芮:当时日本围棋水平最高,比赛又多,我想去日本下棋的机会会多一些。
记:可惜事与愿违,你没能成为日本棋院客座棋士,所以无法参加日本国内棋战。
芮:对一个职业棋手而言,没有比赛可打是痛苦的,所以我非常感激车敏洙大哥、感激韩国棋院,是他们让我可以重新回归职业棋士生活,可以不再流浪。
记:日本的几年生活,你也不是一无所获,至少成为了吴清源老师的关门弟子。
芮:很小的时候我就知道吴清源这个名字代表了什么,他既遥远又神圣,或许我一辈子也不可能见到他。要说拜吴老师为师,那简直就是我一个遥不可及的梦想,后来美梦成真了。
记:师从吴清源后,感觉自己棋力是否提高了?
芮:那是自然,我觉得从吴老师那里获益最大的就是提高了境界。以前在国内的时候,我的布局特别不好。有人说我很顽强,其实换句话说,就是前半盘的形势不好了,后半盘只好努力寻找各种办法,把棋赢回来。顽强是好事,但老是顽强就说明前半盘有问题了。我从吴老师的布局理论和大局观中学到不少的东西。
记:知道自己成为韩国棋院客座棋士后,是什么感觉?
芮:无比激动,感觉就像知青回城。如果没有韩国棋院的接纳,我想我的围棋生涯就该挂掉了(笑)。
记:赴韩不到一年,你居然能拿下韩国分量极重的男子赛事头衔,而且赢的还是曹薰铉师徒。
芮:这首先得益于在吴清源老师那打下的基础,其次就是来韩国下棋后,我的心态和从前不一样了,以前输了棋感觉就是世界末日,简直活不下去了,而赢了棋就高兴得有些得意忘形。在经历过那段漫长的想下棋却下不着棋的痛苦日子后,面对胜负,我不再大喜大悲。除此之外我还有一点与过去不同,以前我输了棋,痛苦得恨不得马上忘掉。而现在,输了棋我不回避,一定要找出原因。这一点,我是跟李昌镐学的。在韩国,大家都知道如果李昌镐在重大比赛中输了棋,那他一定会认真地复盘。
最希望代表中国出战
记:1993年,中国举办了首届世界女子围棋赛,那次比赛你最终夺冠,不过身份却是旅日棋手。
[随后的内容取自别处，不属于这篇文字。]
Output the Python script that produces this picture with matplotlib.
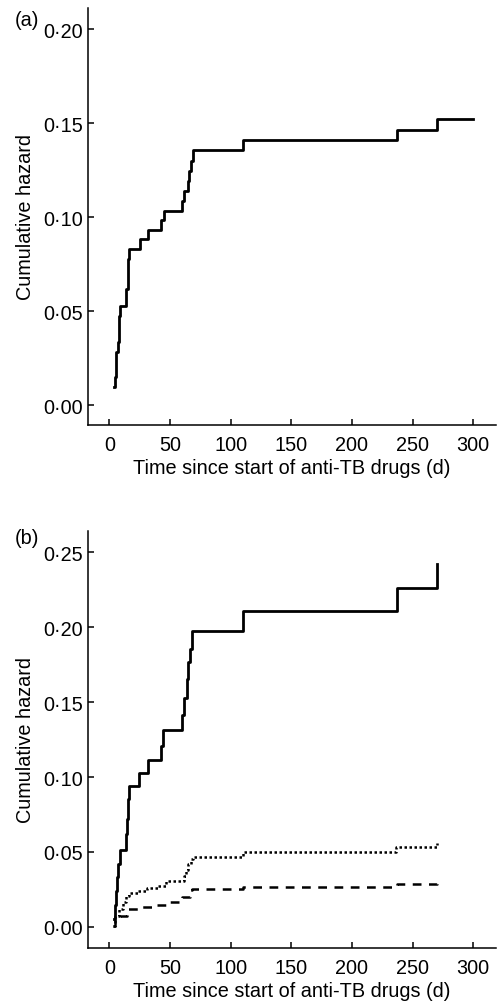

芮:那次比赛我是自费参加,在参赛手册上我看到我的名字后加了“旅日”二字,心里很不是滋味。我很想跟杨晖、丰芸她们一样,名字后面是中国。因为不管在哪里,我都是中国人,都是中国棋手,我最希望代表的就是中国出战。
记:这么多年过去了,你与中国棋协的恩怨应该是彻底化解了,否则棋协也不会邀请你参加广州亚运会中国围棋队内选拔。
芮:那些在特定年代发生的特定事情早已过去了,即使当年那些为难过我的人,现在在我看来,他们依然是我的前辈和老师。
记:今年是围棋首次被列为亚运项目,如果能参赛,一定有不一样的意义。
芮:如果中国棋协真的邀请我参加亚运选拔赛,我会非常高兴,不过现在中国女子围棋水平很高,即使我参加选拔,也没有必胜的把握。
记:你觉得中日韩三国女子围棋目前呈现一种怎样的格局?
芮:日本稍弱些,中国与韩国水平应该差不多。不过相比韩国,中国女子围棋在年龄上有优势。